Concepts are important in any research study. They are utilized to develop nursing theories. In essence, nursing theories originate from concepts. To achieve theory development, concepts must be defined. Additionally, they must be refined to establish connection with the theory. This paper will explore conceptual components of theory.
Conceptual components of theory
Components form the blocks for theory construction. Besides, concepts create hypothesis. Hypothesis is usually accepted through use of concepts. Any theory can only be understood if its concepts are clearly outlined or if those expected to understand it are well conversant with the concepts. In essence, there can be no theory without concepts. Concepts make the building blocks of nursing theories (Rushing, 2008, pp. 198-210).
How the components are observed and measured in practice
Components of nursing theories can be observed and measured through research studies. Moreover, since most concepts are usually accepted, they are observed based on accepted rules for observation. They are also measured based on agreed procedures. In essence, assumptions are usually made on ways of observation and measurements.
Nursing theory has numerous concepts. Among which are four main ones namely health, patient, environment and nursing roles/goals and functions. Middle range theories such as Johnson’s theory of sensation have utilized a number of nursing concepts. This can be observed through the patient’s behavior, nursing goals, health and environment of nursing (Veo, 2010, pp.17-22).
For instance, the theory of sensation states that inconsistencies between what is experienced and expected in physical sensation usually result in distress. This can be observed through seeing, tasting, smelling and hearing.
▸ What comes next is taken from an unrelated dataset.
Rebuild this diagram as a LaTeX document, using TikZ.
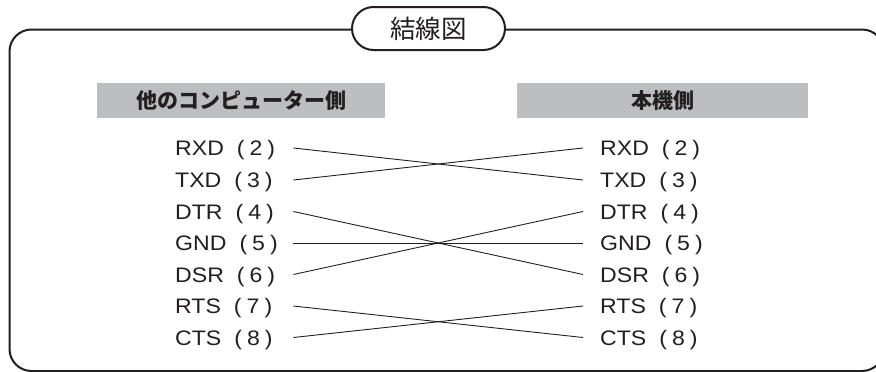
\documentclass[tikz,border=0pt]{standalone}
\usepackage{fontspec}
\setmainfont{Liberation Sans}
\newfontfamily\lab[FakeStretch=1.1]{Liberation Sans}
\newfontfamily\cjk{Noto Sans CJK JP}
\definecolor{barg}{HTML}{BDBEC0}
\definecolor{ink}{HTML}{231F20}
\tikzset{
  frame/.style={draw=ink, line width=2pt, rounded corners=22pt},
  pill/.style={draw=ink, line width=2pt, fill=white, rounded corners=21.5pt,
    minimum width=153pt, minimum height=43pt, inner sep=0pt,
    font=\cjk\fontsize{25.5}{30}\selectfont, text=ink},
  bar/.style={fill=barg, minimum height=35pt, inner sep=0pt,
    font=\cjk\bfseries\fontsize{21}{25}\selectfont, text=ink},
  lbl/.style={anchor=west, inner xsep=17pt, inner ysep=0pt,
    text height=15pt, text depth=0pt,
    font=\lab\fontsize{21}{24}\selectfont, text=ink},
  wire/.style={draw=ink, line width=0.9pt},
}
\newcommand{\pin}[2]{\makebox[101pt][l]{#1\hspace{13pt}(\hspace{5pt}#2\hspace{5pt})}}
\begin{document}
\begin{tikzpicture}[x=1pt,y=-1pt]
\useasboundingbox (0,0) rectangle (876,372);
\clip (0,0) rectangle (876,372);
% outer frame
\draw[frame] (9.5,29.5) rectangle (884,371);
% title
\node[pill] (title) at (428.5,28.5) {結線図};
% header bars
\node[bar, minimum width=288pt] (hl) at (241,100.5) {他のコンピューター側};
\node[bar, minimum width=291pt] (hr) at (662.5,100.5) {本機側};
% left labels
\node[lbl] (L2) at (158,148) {\pin{RXD}{2}};
\node[lbl] (L3) at (158,180) {\pin{TXD}{3}};
\node[lbl] (L4) at (158,211.5) {\pin{DTR}{4}};
\node[lbl] (L5) at (158,243) {\pin{GND}{5}};
\node[lbl] (L6) at (158,274.5) {\pin{DSR}{6}};
\node[lbl] (L7) at (158,306) {\pin{RTS}{7}};
\node[lbl] (L8) at (158,337.5) {\pin{CTS}{8}};
% right labels
\node[lbl] (R2) at (583,148) {\pin{RXD}{2}};
\node[lbl] (R3) at (583,180) {\pin{TXD}{3}};
\node[lbl] (R4) at (583,211.5) {\pin{DTR}{4}};
\node[lbl] (R5) at (583,243) {\pin{GND}{5}};
\node[lbl] (R6) at (583,274.5) {\pin{DSR}{6}};
\node[lbl] (R7) at (583,306) {\pin{RTS}{7}};
\node[lbl] (R8) at (583,337.5) {\pin{CTS}{8}};
% wires
\draw[wire] (L2.east) -- (R3.west);
\draw[wire] (L3.east) -- (R2.west);
\draw[wire] (L4.east) -- (R6.west);
\draw[wire] (L5.east) -- (R5.west);
\draw[wire] (L6.east) -- (R4.west);
\draw[wire] (L7.east) -- (R8.west);
\draw[wire] (L8.east) -- (R7.west);
\end{tikzpicture}
\end{document}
In essence, Johnson argues that when one is prepared to face surgery prior to the event, this reduces anxiety and thus increases his ability to cooperate fully throughout the procedure.
It is also necessary to note that concepts are usually defined by measuring operation utilized. For instance, health can be measured by body mass index. Secondly, nursing can be measured through functions or roles. It is necessary to note that some concepts can only be measured indirectly using indicators.
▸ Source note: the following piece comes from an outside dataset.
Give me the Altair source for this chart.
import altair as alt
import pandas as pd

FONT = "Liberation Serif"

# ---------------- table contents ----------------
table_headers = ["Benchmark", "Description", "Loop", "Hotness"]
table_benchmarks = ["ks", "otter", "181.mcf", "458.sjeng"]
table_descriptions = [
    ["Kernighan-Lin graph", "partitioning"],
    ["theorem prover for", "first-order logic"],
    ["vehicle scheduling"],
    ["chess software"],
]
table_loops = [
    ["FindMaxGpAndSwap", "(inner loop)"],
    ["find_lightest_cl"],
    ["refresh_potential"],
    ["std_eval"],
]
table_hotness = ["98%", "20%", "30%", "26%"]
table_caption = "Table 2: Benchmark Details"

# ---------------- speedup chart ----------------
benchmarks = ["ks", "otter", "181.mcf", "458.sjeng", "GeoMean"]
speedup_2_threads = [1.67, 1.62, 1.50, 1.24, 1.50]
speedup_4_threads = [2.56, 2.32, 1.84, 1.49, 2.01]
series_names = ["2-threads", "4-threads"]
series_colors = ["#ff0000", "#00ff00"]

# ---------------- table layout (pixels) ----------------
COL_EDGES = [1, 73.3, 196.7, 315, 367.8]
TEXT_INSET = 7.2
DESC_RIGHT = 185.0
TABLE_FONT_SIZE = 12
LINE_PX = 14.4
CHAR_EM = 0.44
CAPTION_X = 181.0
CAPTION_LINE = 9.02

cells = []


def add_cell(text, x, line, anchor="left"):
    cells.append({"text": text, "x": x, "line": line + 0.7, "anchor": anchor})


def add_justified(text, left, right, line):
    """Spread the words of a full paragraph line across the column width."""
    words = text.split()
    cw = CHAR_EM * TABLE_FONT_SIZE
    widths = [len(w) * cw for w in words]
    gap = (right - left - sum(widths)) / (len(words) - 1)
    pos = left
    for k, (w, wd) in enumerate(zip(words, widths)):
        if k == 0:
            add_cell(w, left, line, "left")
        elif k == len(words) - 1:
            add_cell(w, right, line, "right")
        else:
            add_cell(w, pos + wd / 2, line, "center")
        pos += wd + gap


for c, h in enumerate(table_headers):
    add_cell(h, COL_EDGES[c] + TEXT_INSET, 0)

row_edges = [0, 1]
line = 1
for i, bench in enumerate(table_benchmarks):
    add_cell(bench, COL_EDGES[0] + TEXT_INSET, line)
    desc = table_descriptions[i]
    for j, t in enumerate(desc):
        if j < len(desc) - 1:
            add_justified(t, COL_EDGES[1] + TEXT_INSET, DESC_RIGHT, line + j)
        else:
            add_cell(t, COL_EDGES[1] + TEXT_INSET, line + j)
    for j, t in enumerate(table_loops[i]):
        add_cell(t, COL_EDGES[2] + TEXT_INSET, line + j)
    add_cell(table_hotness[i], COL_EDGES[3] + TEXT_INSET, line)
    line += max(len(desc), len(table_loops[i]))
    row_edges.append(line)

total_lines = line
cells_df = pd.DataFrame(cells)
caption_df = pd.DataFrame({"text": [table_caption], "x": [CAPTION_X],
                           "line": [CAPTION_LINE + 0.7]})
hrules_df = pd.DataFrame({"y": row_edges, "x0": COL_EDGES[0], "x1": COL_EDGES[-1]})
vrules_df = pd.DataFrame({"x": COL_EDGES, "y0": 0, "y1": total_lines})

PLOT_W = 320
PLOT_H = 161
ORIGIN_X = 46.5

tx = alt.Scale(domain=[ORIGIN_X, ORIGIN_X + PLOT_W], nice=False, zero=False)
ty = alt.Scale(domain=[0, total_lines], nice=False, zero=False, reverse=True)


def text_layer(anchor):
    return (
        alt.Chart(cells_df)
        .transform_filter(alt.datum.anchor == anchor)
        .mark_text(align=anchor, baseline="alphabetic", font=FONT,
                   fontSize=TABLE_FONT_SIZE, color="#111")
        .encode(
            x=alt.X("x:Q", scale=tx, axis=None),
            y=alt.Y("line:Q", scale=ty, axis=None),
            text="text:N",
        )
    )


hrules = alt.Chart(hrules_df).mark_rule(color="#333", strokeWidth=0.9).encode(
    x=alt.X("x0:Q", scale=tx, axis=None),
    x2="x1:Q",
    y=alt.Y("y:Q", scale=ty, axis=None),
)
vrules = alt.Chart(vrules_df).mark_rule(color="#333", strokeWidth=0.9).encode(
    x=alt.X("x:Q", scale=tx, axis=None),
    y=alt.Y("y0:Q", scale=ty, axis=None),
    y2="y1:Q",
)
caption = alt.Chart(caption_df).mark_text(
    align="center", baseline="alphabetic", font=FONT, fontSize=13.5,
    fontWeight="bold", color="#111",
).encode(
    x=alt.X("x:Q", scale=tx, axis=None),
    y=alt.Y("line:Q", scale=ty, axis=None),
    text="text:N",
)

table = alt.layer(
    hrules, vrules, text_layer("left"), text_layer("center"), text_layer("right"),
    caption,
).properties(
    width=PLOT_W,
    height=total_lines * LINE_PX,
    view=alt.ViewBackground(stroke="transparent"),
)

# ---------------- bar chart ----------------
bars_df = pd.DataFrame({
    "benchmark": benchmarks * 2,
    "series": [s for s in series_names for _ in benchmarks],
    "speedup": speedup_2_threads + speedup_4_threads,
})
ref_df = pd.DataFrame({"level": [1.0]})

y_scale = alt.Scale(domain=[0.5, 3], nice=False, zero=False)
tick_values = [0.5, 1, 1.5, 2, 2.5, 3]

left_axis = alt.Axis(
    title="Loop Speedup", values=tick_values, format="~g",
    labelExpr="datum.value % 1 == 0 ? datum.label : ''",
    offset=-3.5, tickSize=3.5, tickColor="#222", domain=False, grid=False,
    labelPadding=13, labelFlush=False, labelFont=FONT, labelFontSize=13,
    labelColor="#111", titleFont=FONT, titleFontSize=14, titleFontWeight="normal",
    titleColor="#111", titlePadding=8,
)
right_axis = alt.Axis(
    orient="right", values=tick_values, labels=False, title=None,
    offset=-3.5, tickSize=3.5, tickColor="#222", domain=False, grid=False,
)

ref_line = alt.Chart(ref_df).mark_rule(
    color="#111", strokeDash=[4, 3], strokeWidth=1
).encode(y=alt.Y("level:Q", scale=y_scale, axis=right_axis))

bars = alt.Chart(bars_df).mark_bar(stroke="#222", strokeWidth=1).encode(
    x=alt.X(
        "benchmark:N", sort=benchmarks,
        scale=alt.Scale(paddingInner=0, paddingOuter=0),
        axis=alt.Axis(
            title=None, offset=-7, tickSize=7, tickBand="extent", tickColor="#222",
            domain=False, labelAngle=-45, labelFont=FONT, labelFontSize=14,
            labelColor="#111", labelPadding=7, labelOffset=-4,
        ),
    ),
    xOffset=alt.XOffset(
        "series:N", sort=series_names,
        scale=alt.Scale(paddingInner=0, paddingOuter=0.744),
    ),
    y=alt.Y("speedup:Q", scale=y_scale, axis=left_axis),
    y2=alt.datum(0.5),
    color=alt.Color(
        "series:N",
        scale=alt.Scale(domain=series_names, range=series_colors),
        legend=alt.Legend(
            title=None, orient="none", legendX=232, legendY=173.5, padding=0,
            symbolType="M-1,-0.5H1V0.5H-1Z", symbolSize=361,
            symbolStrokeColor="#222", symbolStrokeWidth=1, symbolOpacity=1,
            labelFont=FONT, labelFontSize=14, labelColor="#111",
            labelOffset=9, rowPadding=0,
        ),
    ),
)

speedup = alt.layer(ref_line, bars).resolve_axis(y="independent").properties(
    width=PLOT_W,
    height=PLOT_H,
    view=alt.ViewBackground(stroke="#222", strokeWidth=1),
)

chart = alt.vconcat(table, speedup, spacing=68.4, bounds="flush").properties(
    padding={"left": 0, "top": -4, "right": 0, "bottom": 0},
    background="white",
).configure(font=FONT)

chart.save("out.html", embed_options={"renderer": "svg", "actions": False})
How the theory has evolved based on the testing of the concepts
The theory of sensation has evolved over time. This has spanned through different theorists including psychologists. Scientific theories change whenever new findings come up. This usually happens when new findings faults old ideas. In the process, new interpretations are usually presented on old data. Sensation has evolved over time due to change in personality constructs/concepts.
Moreover, interaction with the environment has also led to behavioral changes. Modernized technologies have also led to advanced ways of measuring sensation. This has led to significant changes in concepts of the theory of sensation. In essence, when methods of observation and measuring of concepts change, it is probable that concepts also change to give new interpretations.
Testing of concepts over time change with advent of new technologies and ideas. Validity of constructs is usually based on research and theory. Nursing theories are developed by defining and redefining concepts based on research. This evolves based on new constructs (Wills & McEwen, 2010).
Concepts are essential in development of theories. They form the basic blocks of theories. They are characterized by assumptions since they are usually accepted for the period of time in which they are applicable. That is, once new ideas are brought forth, they are usually changed to fit into new constructs.
Rushing, A. (2008). The unitary life pattern of persons experiencing serenity in recovery from alcohol and drug addiction. Advances in Nursing Science, 31(3), 198-210.
Veo, P. (2010). Concept mapping for applying theory to nursing practice. Journal for Nurses in Staff Development, 26(1), 17-22.
Wills, M. & McEwen, M. (2010). Theoretical Basis for Nursing. Philadelphia, PA: Lippincott Williams & Wilkins.